> **Requirement**:
Every line of the listing must be reproduced as it stands. Leave the images behind.

:: Source excerpt ::

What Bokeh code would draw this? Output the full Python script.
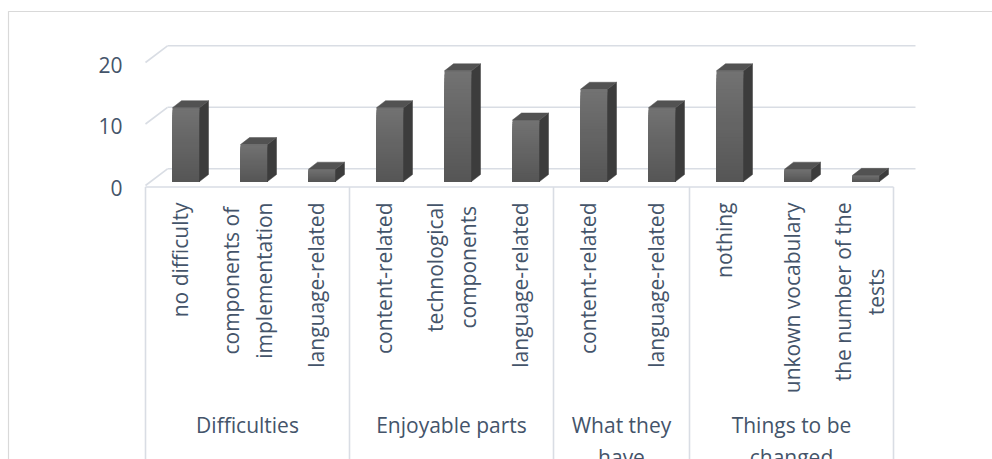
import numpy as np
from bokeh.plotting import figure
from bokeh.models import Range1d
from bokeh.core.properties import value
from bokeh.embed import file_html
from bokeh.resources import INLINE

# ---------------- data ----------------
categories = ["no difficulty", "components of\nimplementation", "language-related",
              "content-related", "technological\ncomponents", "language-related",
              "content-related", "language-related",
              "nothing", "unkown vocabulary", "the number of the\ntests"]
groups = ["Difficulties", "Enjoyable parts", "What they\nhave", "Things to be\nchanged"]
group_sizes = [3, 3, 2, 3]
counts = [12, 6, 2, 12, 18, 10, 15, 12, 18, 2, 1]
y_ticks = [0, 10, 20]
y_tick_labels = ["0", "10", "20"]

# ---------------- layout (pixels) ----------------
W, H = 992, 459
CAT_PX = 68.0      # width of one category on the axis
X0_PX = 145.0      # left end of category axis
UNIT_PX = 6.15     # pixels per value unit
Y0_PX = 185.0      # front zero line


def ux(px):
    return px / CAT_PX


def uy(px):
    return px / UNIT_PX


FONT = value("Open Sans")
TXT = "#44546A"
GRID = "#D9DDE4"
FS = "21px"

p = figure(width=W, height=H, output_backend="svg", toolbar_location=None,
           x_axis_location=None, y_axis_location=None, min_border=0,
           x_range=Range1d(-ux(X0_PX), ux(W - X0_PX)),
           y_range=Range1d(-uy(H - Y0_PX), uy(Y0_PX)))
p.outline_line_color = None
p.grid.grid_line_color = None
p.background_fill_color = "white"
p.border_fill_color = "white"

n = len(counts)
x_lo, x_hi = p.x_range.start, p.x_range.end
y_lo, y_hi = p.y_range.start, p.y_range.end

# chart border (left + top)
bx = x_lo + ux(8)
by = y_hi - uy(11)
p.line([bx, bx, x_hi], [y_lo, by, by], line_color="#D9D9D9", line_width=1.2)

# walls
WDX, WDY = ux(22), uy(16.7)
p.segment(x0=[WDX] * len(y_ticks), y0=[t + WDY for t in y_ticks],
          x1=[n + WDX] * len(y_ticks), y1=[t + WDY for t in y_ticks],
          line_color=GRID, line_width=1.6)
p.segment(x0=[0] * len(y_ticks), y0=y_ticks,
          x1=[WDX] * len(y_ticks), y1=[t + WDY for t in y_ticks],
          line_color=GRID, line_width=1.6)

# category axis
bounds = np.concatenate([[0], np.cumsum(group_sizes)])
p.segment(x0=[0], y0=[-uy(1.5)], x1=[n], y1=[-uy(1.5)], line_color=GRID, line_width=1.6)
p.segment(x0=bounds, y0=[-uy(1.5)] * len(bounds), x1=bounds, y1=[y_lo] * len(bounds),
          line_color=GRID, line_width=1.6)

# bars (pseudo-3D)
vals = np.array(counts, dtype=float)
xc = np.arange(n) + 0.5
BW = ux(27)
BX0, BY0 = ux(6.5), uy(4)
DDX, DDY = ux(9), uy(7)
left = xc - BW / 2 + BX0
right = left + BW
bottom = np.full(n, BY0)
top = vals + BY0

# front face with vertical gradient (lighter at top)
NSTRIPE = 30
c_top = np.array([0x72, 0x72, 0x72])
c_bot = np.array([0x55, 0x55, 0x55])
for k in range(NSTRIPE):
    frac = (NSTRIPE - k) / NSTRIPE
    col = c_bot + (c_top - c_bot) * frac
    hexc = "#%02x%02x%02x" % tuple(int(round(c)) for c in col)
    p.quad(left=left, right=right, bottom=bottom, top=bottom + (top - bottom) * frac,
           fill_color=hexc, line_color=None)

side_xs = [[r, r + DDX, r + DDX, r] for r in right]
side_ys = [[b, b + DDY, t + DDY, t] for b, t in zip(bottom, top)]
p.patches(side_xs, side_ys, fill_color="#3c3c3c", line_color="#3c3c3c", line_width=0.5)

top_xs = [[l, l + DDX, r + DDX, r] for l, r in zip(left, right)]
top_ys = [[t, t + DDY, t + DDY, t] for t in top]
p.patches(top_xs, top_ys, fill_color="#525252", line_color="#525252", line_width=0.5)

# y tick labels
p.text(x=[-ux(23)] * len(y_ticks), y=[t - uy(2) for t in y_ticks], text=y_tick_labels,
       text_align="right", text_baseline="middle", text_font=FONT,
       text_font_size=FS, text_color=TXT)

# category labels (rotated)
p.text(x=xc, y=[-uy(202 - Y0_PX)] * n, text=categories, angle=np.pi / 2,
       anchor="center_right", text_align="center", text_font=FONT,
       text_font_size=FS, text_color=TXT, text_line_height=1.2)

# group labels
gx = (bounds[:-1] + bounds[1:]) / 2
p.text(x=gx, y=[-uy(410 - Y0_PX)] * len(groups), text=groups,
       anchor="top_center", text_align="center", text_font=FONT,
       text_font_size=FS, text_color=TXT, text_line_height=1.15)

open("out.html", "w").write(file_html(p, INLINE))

:::

> **Solution**:
What Bokeh code would draw this? Output the full Python script.
import numpy as np
from bokeh.plotting import figure
from bokeh.models import Range1d
from bokeh.core.properties import value
from bokeh.embed import file_html
from bokeh.resources import INLINE

# ---------------- data ----------------
categories = ["no difficulty", "components of\nimplementation", "language-related",
              "content-related", "technological\ncomponents", "language-related",
              "content-related", "language-related",
              "nothing", "unkown vocabulary", "the number of the\ntests"]
groups = ["Difficulties", "Enjoyable parts", "What they\nhave", "Things to be\nchanged"]
group_sizes = [3, 3, 2, 3]
counts = [12, 6, 2, 12, 18, 10, 15, 12, 18, 2, 1]
y_ticks = [0, 10, 20]
y_tick_labels = ["0", "10", "20"]

# ---------------- layout (pixels) ----------------
W, H = 992, 459
CAT_PX = 68.0      # width of one category on the axis
X0_PX = 145.0      # left end of category axis
UNIT_PX = 6.15     # pixels per value unit
Y0_PX = 185.0      # front zero line


def ux(px):
    return px / CAT_PX


def uy(px):
    return px / UNIT_PX


FONT = value("Open Sans")
TXT = "#44546A"
GRID = "#D9DDE4"
FS = "21px"

p = figure(width=W, height=H, output_backend="svg", toolbar_location=None,
           x_axis_location=None, y_axis_location=None, min_border=0,
           x_range=Range1d(-ux(X0_PX), ux(W - X0_PX)),
           y_range=Range1d(-uy(H - Y0_PX), uy(Y0_PX)))
p.outline_line_color = None
p.grid.grid_line_color = None
p.background_fill_color = "white"
p.border_fill_color = "white"

n = len(counts)
x_lo, x_hi = p.x_range.start, p.x_range.end
y_lo, y_hi = p.y_range.start, p.y_range.end

# chart border (left + top)
bx = x_lo + ux(8)
by = y_hi - uy(11)
p.line([bx, bx, x_hi], [y_lo, by, by], line_color="#D9D9D9", line_width=1.2)

# walls
WDX, WDY = ux(22), uy(16.7)
p.segment(x0=[WDX] * len(y_ticks), y0=[t + WDY for t in y_ticks],
          x1=[n + WDX] * len(y_ticks), y1=[t + WDY for t in y_ticks],
          line_color=GRID, line_width=1.6)
p.segment(x0=[0] * len(y_ticks), y0=y_ticks,
          x1=[WDX] * len(y_ticks), y1=[t + WDY for t in y_ticks],
          line_color=GRID, line_width=1.6)

# category axis
bounds = np.concatenate([[0], np.cumsum(group_sizes)])
p.segment(x0=[0], y0=[-uy(1.5)], x1=[n], y1=[-uy(1.5)], line_color=GRID, line_width=1.6)
p.segment(x0=bounds, y0=[-uy(1.5)] * len(bounds), x1=bounds, y1=[y_lo] * len(bounds),
          line_color=GRID, line_width=1.6)

# bars (pseudo-3D)
vals = np.array(counts, dtype=float)
xc = np.arange(n) + 0.5
BW = ux(27)
BX0, BY0 = ux(6.5), uy(4)
DDX, DDY = ux(9), uy(7)
left = xc - BW / 2 + BX0
right = left + BW
bottom = np.full(n, BY0)
top = vals + BY0

# front face with vertical gradient (lighter at top)
NSTRIPE = 30
c_top = np.array([0x72, 0x72, 0x72])
c_bot = np.array([0x55, 0x55, 0x55])
for k in range(NSTRIPE):
    frac = (NSTRIPE - k) / NSTRIPE
    col = c_bot + (c_top - c_bot) * frac
    hexc = "#%02x%02x%02x" % tuple(int(round(c)) for c in col)
    p.quad(left=left, right=right, bottom=bottom, top=bottom + (top - bottom) * frac,
           fill_color=hexc, line_color=None)

side_xs = [[r, r + DDX, r + DDX, r] for r in right]
side_ys = [[b, b + DDY, t + DDY, t] for b, t in zip(bottom, top)]
p.patches(side_xs, side_ys, fill_color="#3c3c3c", line_color="#3c3c3c", line_width=0.5)

top_xs = [[l, l + DDX, r + DDX, r] for l, r in zip(left, right)]
top_ys = [[t, t + DDY, t + DDY, t] for t in top]
p.patches(top_xs, top_ys, fill_color="#525252", line_color="#525252", line_width=0.5)

# y tick labels
p.text(x=[-ux(23)] * len(y_ticks), y=[t - uy(2) for t in y_ticks], text=y_tick_labels,
       text_align="right", text_baseline="middle", text_font=FONT,
       text_font_size=FS, text_color=TXT)

# category labels (rotated)
p.text(x=xc, y=[-uy(202 - Y0_PX)] * n, text=categories, angle=np.pi / 2,
       anchor="center_right", text_align="center", text_font=FONT,
       text_font_size=FS, text_color=TXT, text_line_height=1.2)

# group labels
gx = (bounds[:-1] + bounds[1:]) / 2
p.text(x=gx, y=[-uy(410 - Y0_PX)] * len(groups), text=groups,
       anchor="top_center", text_align="center", text_font=FONT,
       text_font_size=FS, text_color=TXT, text_line_height=1.15)

open("out.html", "w").write(file_html(p, INLINE))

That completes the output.